Aim of the exercise: Working from the top of the listing below, retype each line through the line containing "Chart.register(...registerables);", both included, with no pictures.

Charts and diagrams as code
◇ ◇ ◇
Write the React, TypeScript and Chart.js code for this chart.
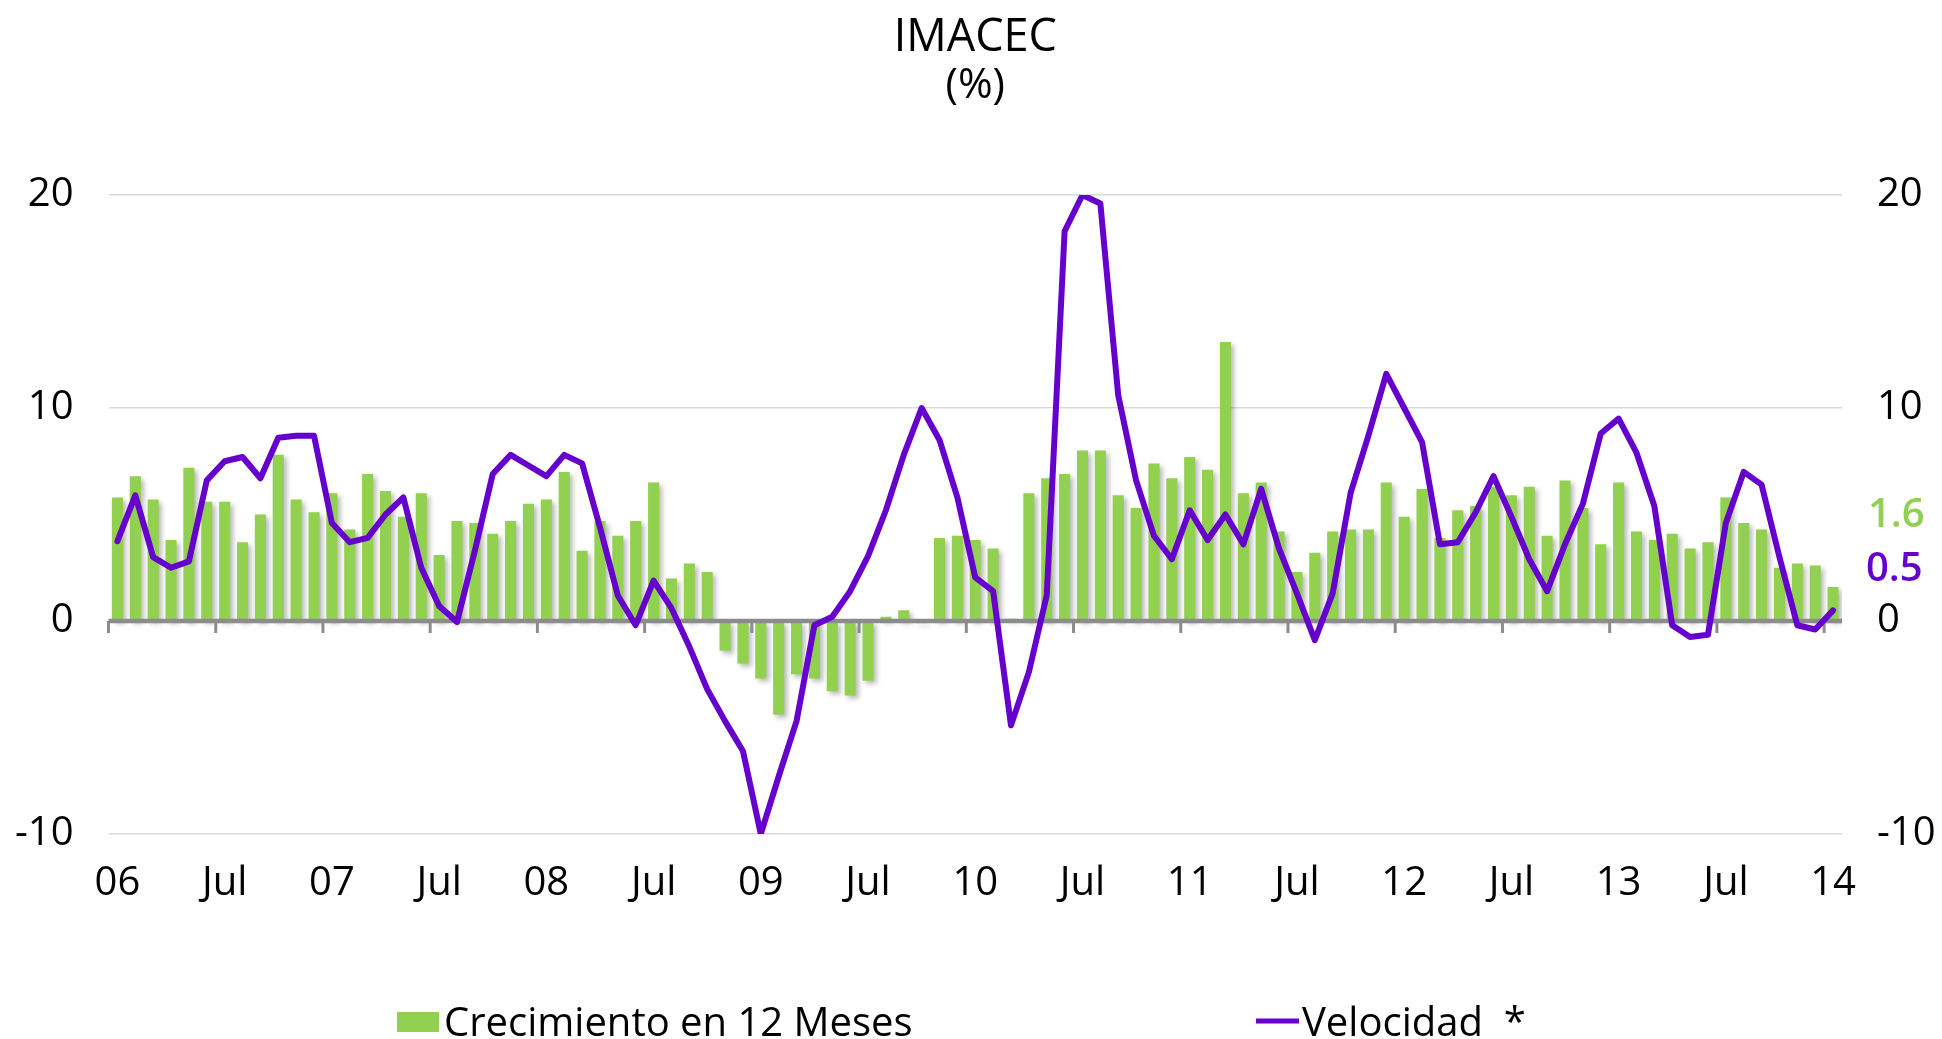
import React, { useEffect, useRef } from 'react';
import { Chart, registerables } from 'chart.js';

Chart.register(...registerables);

const GREEN = '#92D050';
const PURPLE = '#6600CC';
const AXIS_GRAY = '#8c8c8c';
const FONT = "'Open Sans', 'Noto Sans', sans-serif";

// Monthly categories Jan 2006 .. Jan 2014
const categories: string[] = [];
for (let i = 0; i < 97; i++) {
  const y = 2006 + Math.floor(i / 12);
  const m = (i % 12) + 1;
  categories.push(`${y}-${m < 10 ? '0' + m : m}`);
}

// One label every 6 months (Jan / Jul)
const tickLabels = ['06', 'Jul', '07', 'Jul', '08', 'Jul', '09', 'Jul', '10', 'Jul', '11', 'Jul', '12', 'Jul', '13', 'Jul', '14'];

// Crecimiento en 12 Meses (%)
const crecimiento = [
  5.8, 6.8, 5.7, 3.8, 7.2, 5.6, 5.6, 3.7, 5.0, 7.8, 5.7, 5.1,
  6.0, 4.3, 6.9, 6.1, 4.9, 6.0, 3.1, 4.7, 4.6, 4.1, 4.7, 5.5,
  5.7, 7.0, 3.3, 4.7, 4.0, 4.7, 6.5, 2.0, 2.7, 2.3, -1.4, -2.0,
  -2.7, -4.4, -2.5, -2.7, -3.3, -3.5, -2.8, 0.2, 0.5, -0.1, 3.9, 4.0,
  3.8, 3.4, 0.1, 6.0, 6.7, 6.9, 8.0, 8.0, 5.9, 5.3, 7.4, 6.7,
  7.7, 7.1, 13.1, 6.0, 6.5, 4.2, 2.3, 3.2, 4.2, 4.3, 4.3, 6.5,
  4.9, 6.2, 3.9, 5.2, 5.4, 6.3, 5.9, 6.3, 4.0, 6.6, 5.3, 3.6,
  6.5, 4.2, 3.8, 4.1, 3.4, 3.7, 5.8, 4.6, 4.3, 2.5, 2.7, 2.6,
  1.6,
];

// Velocidad * (%)
const velocidad = [
  3.75, 5.9, 3.0, 2.5, 2.8, 6.6, 7.5, 7.7, 6.7, 8.6, 8.7, 8.7,
  4.6, 3.7, 3.9, 5.0, 5.8, 2.5, 0.7, -0.05, 3.3, 6.9, 7.8, 7.3,
  6.8, 7.8, 7.4, 4.4, 1.2, -0.2, 1.9, 0.6, -1.2, -3.2, -4.7, -6.1,
  -10.0, -7.3, -4.7, -0.2, 0.2, 1.4, 3.05, 5.2, 7.8, 10.0, 8.5, 5.8,
  2.05, 1.4, -4.9, -2.4, 1.2, 18.3, 20.0, 19.6, 10.6, 6.6, 4.0, 2.9,
  5.2, 3.8, 5.0, 3.6, 6.2, 3.4, 1.3, -0.9, 1.3, 6.0, 8.7, 11.6,
  10.0, 8.4, 3.6, 3.7, 5.1, 6.8, 4.9, 2.9, 1.4, 3.6, 5.5, 8.8,
  9.5, 7.9, 5.4, -0.2, -0.75, -0.65, 4.6, 7.0, 6.4, 3.0, -0.2, -0.4,
  0.5,
];

// Latest-value annotations shown beside the right axis
const latestLabels = ['1.6', '0.5'];

const imacecPlugin = {
  id: 'imacecDecor',
  beforeDatasetDraw(chart: any, args: any) {
    const ds = chart.data.datasets[args.index];
    if (ds.type === 'bar') {
      const ctx = chart.ctx;
      ctx.save();
      ctx.shadowColor = 'rgba(0,0,0,0.28)';
      ctx.shadowBlur = 5;
      ctx.shadowOffsetX = 3;
      ctx.shadowOffsetY = 3;
    }
  },
  afterDatasetDraw(chart: any, args: any) {
    const ds = chart.data.datasets[args.index];
    if (ds.type !== 'bar') return;
    const ctx = chart.ctx;
    ctx.restore();
    const { left, right } = chart.chartArea;
    const xs = chart.scales.x;
    const y0 = chart.scales.y.getPixelForValue(0);
    ctx.save();
    ctx.strokeStyle = AXIS_GRAY;
    ctx.lineWidth = 4.5;
    ctx.beginPath();
    ctx.moveTo(left, y0);
    ctx.lineTo(right, y0);
    ctx.stroke();
    const half = (xs.getPixelForValue(1) - xs.getPixelForValue(0)) / 2;
    ctx.lineWidth = 3;
    for (let i = 0; i < categories.length; i += 6) {
      const x = xs.getPixelForValue(i) - half;
      ctx.beginPath();
      ctx.moveTo(x, y0);
      ctx.lineTo(x, y0 + 12);
      ctx.stroke();
    }
    ctx.restore();
  },
  afterDraw(chart: any) {
    const ctx = chart.ctx;
    const { left, right } = chart.chartArea;
    const yS = chart.scales.y;
    ctx.save();
    // Title
    ctx.fillStyle = '#000';
    ctx.textAlign = 'center';
    ctx.textBaseline = 'alphabetic';
    ctx.font = `45px ${FONT}`;
    const cx = (left + right) / 2;
    ctx.fillText('IMACEC', cx, 51);
    ctx.font = `42px ${FONT}`;
    ctx.fillText('(%)', cx, 98);

    // Latest-value annotations
    ctx.textAlign = 'left';
    ctx.textBaseline = 'middle';
    ctx.font = `600 40px ${FONT}`;
    ctx.fillStyle = GREEN;
    ctx.fillText(latestLabels[0], right + 26, yS.getPixelForValue(4.95));
    ctx.fillStyle = PURPLE;
    ctx.fillText(latestLabels[1], right + 24, yS.getPixelForValue(2.4));

    // Legend
    const barDs = chart.data.datasets.find((d: any) => d.type === 'bar');
    const lineDs = chart.data.datasets.find((d: any) => d.type === 'line');
    ctx.textBaseline = 'alphabetic';
    ctx.font = `40px ${FONT}`;
    ctx.fillStyle = barDs.backgroundColor;
    ctx.fillRect(397, 1012, 42, 20);
    ctx.fillStyle = '#000';
    ctx.fillText(barDs.label, 444, 1036);
    ctx.strokeStyle = lineDs.borderColor;
    ctx.lineWidth = 5;
    ctx.beginPath();
    ctx.moveTo(1256, 1021);
    ctx.lineTo(1299, 1021);
    ctx.stroke();
    ctx.fillStyle = '#000';
    ctx.fillText(lineDs.label, 1302, 1036);
    ctx.restore();
  },
};

export default function App() {
  const ref = useRef<HTMLCanvasElement | null>(null);

  useEffect(() => {
    document.body.style.margin = '0';
    const canvas = ref.current;
    if (!canvas) return;
    Chart.defaults.font.family = FONT;

    const tickFont = { size: 40, family: FONT };
    const chart = new Chart(canvas, {
      data: {
        labels: categories,
        datasets: [
          {
            type: 'line',
            label: 'Velocidad  *',
            data: velocidad,
            borderColor: PURPLE,
            backgroundColor: PURPLE,
            borderWidth: 6,
            pointRadius: 0,
            tension: 0,
            borderJoinStyle: 'round',
            borderCapStyle: 'round',
            order: 0,
            yAxisID: 'y',
          },
          {
            type: 'bar',
            label: 'Crecimiento en 12 Meses',
            data: crecimiento,
            backgroundColor: GREEN,
            barPercentage: 0.62,
            categoryPercentage: 1,
            order: 1,
            yAxisID: 'y',
          },
        ] as any,
      },
      options: {
        responsive: false,
        animation: false,
        events: [],
        layout: { padding: { top: 195, bottom: 0, left: 0, right: 0 } },
        plugins: {
          legend: { display: false },
          title: { display: false },
          tooltip: { enabled: false },
        },
        scales: {
          x: {
            type: 'category',
            offset: true,
            grid: { display: false, offset: true },
            border: { display: false },
            ticks: {
              autoSkip: false,
              maxRotation: 0,
              minRotation: 0,
              padding: 18,
              color: '#000',
              font: tickFont,
              callback: (_v: any, i: number) => (i % 6 === 0 ? tickLabels[i / 6] : ''),
            },
            afterFit: (s: any) => {
              s.height = 205;
            },
          },
          y: {
            position: 'left',
            min: -10,
            max: 20,
            ticks: { stepSize: 10, padding: 35, color: '#000', font: tickFont },
            grid: { color: '#d9d9d9', lineWidth: 1.5, drawTicks: false },
            border: { display: false },
            afterFit: (s: any) => {
              s.width = 108.5;
            },
          },
          y2: {
            position: 'right',
            min: -10,
            max: 20,
            ticks: { stepSize: 10, padding: 35, color: '#000', font: tickFont },
            grid: { display: false, drawTicks: false },
            border: { display: false },
            afterFit: (s: any) => {
              s.width = 100;
            },
          },
        },
      } as any,
      plugins: [imacecPlugin as any],
    });

    return () => {
      chart.destroy();
    };
  }, []);

  return (
    <div style={{ width: 1942, height: 1039, background: '#fff' }}>
      <canvas ref={ref} width={1942} height={1039} style={{ display: 'block', width: 1942, height: 1039 }} />
    </div>
  );
}
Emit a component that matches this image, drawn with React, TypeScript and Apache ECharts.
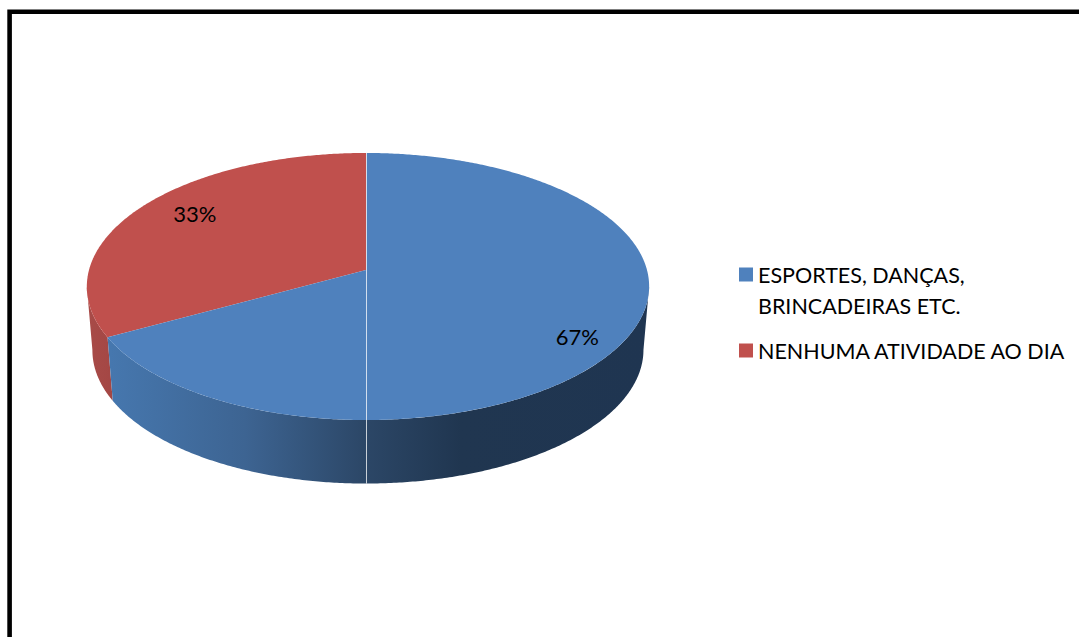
import React, { useEffect, useRef } from "react";
import * as echarts from "echarts";

// Share of daily physical activity among respondents
const sliceNames = ["ESPORTES, DANÇAS,\nBRINCADEIRAS ETC.", "NENHUMA ATIVIDADE AO DIA"];
const sliceValues = [67, 33];
const sliceColors = ["#4f81bd", "#c0504d"];

const FONT = "Lato, 'Open Sans', sans-serif";

// Perspective disc: apex position, half-axes, foreshortening and wall height
const APEX_X = 366;
const APEX_Y = 270;
const AXIS_X = 279;
const AXIS_Y = 131.5;
const PERSPECTIVE = 0.1236;
const BOW = 2;
const WALL_DEPTH = 63.5;
const WALL_SHRINK = 0.98;
// Angle where the rim turns away from the viewer, in degrees from the top
const RIM_TURN = (Math.acos(-PERSPECTIVE) * 180) / Math.PI;

const total = sliceValues.reduce((a, b) => a + b, 0);

// Angular span of slice i, clockwise from the top; the first slice starts at 0
function sliceSpan(i: number): [number, number] {
  const before = sliceValues.slice(0, i).reduce((a, b) => a + b, 0);
  return [(before / total) * 360, ((before + sliceValues[i]) / total) * 360];
}

function project(deg: number, f = 1): [number, number] {
  const t = (deg * Math.PI) / 180;
  const u = Math.sin(t) * f;
  const v = Math.cos(t) * f;
  const w = 1 + PERSPECTIVE * v;
  return [APEX_X + (AXIS_X * u) / w + BOW * u * u, APEX_Y - (AXIS_Y * v) / w];
}

function lower(p: [number, number]): [number, number] {
  return [APEX_X + (p[0] - APEX_X) * WALL_SHRINK, p[1] + WALL_DEPTH];
}

function arc(from: number, to: number): [number, number][] {
  const steps = Math.max(2, Math.ceil(Math.abs(to - from) / 0.5));
  const pts: [number, number][] = [];
  for (let k = 0; k <= steps; k++) pts.push(project(from + ((to - from) * k) / steps));
  return pts;
}

const wallFills: any[] = [
  {
    type: "linear", x: 110, y: 0, x2: 650, y2: 0, global: true,
    colorStops: [
      { offset: 0, color: "#4677ae" },
      { offset: 0.25, color: "#3d6492" },
      { offset: 0.47, color: "#2c4767" },
      { offset: 0.65, color: "#203650" },
      { offset: 1, color: "#1f3551" },
    ],
  },
  {
    type: "linear", x: 88, y: 0, x2: 115, y2: 0, global: true,
    colorStops: [
      { offset: 0, color: "#a84b48" },
      { offset: 1, color: "#a34644" },
    ],
  },
];

// Label anchor per slice: radial fraction and vertical nudge
const labelAnchors = [
  { f: 0.83, dy: 8 },
  { f: 0.75, dy: -9 },
];

function makeRenderItem(i: number) {
  return (_params: any, api: any) => {
    const value = api.value(0);
    const [a0, a1] = sliceSpan(i);
    const top = arc(a0, a1);
    const children: any[] = [];

    // Visible outer wall: the part of the span facing the viewer
    const wFrom = Math.max(a0, RIM_TURN);
    const wTo = Math.min(a1, 360 - RIM_TURN);
    if (wTo > wFrom) {
      const rim = arc(wFrom, wTo);
      const points = rim.concat(rim.slice().reverse().map(lower));
      children.push({
        type: "polygon",
        shape: { points },
        style: { fill: wallFills[i], stroke: "none" },
      });
    }

    // Top face
    children.push({
      type: "polygon",
      shape: { points: [[APEX_X, APEX_Y] as [number, number]].concat(top) },
      style: { fill: sliceColors[i], stroke: "none" },
    });

    // Light seam running over the disc and down the front of the wall
    if (i === 0) {
      const back = project(0);
      const front = lower(project(180));
      children.push({
        type: "line",
        shape: { x1: APEX_X + 0.5, y1: back[1], x2: APEX_X + 0.5, y2: front[1] },
        style: { stroke: "rgba(255,255,255,0.75)", lineWidth: 1 },
      });
    }

    // Percentage label at the middle of the slice
    const anchor = labelAnchors[i];
    const mid = project((a0 + a1) / 2, anchor.f);
    children.push({
      type: "text",
      x: mid[0],
      y: mid[1] + anchor.dy,
      style: {
        text: `${Math.round((value / total) * 100)}%`,
        fill: "#000",
        font: `22px ${FONT}`,
        align: "center",
        verticalAlign: "middle",
      },
    });

    return { type: "group", children };
  };
}

const legendBase = {
  orient: "vertical" as const,
  left: 739,
  icon: "rect",
  itemWidth: 14,
  itemHeight: 14,
  itemGap: 0,
  padding: 0,
  selectedMode: false,
  textStyle: { color: "#000", fontFamily: FONT, fontSize: 21.5, lineHeight: 31, padding: [0, 0, 0, 0] },
};

export default function App() {
  const ref = useRef<HTMLDivElement>(null);

  useEffect(() => {
    if (!ref.current) return;
    const chart = echarts.init(ref.current, null, { renderer: "svg" });
    chart.setOption({
      animation: false,
      backgroundColor: "#fff",
      legend: [
        {
          ...legendBase,
          top: 228,
          data: [sliceNames[0]],
          // The swatch lines up with the first line of the wrapped name
          formatter: (name: string) => `\n${name}`,
        },
        { ...legendBase, top: 335, data: [sliceNames[1]] },
      ],
      graphic: [
        {
          type: "rect",
          silent: true,
          shape: { x: 9.6, y: 11.8, width: 1300, height: 900 },
          style: { fill: "none", stroke: "#000", lineWidth: 4.6 },
        },
      ],
      series: sliceNames.map((name, i) => ({
        type: "custom",
        name,
        coordinateSystem: "none",
        z: i === 0 ? 3 : 2,
        itemStyle: { color: sliceColors[i] },
        data: [[sliceValues[i]]],
        renderItem: makeRenderItem(i),
      })),
    });
    return () => chart.dispose();
  }, []);

  return (
    <div
      ref={ref}
      style={{ position: "fixed", left: 0, top: 0, width: 1079, height: 637 }}
    />
  );
}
◇ ◇ ◇
Response to the task:
Write the React, TypeScript and Chart.js code for this chart.
import React, { useEffect, useRef } from 'react';
import { Chart, registerables } from 'chart.js';

Chart.register(...registerables);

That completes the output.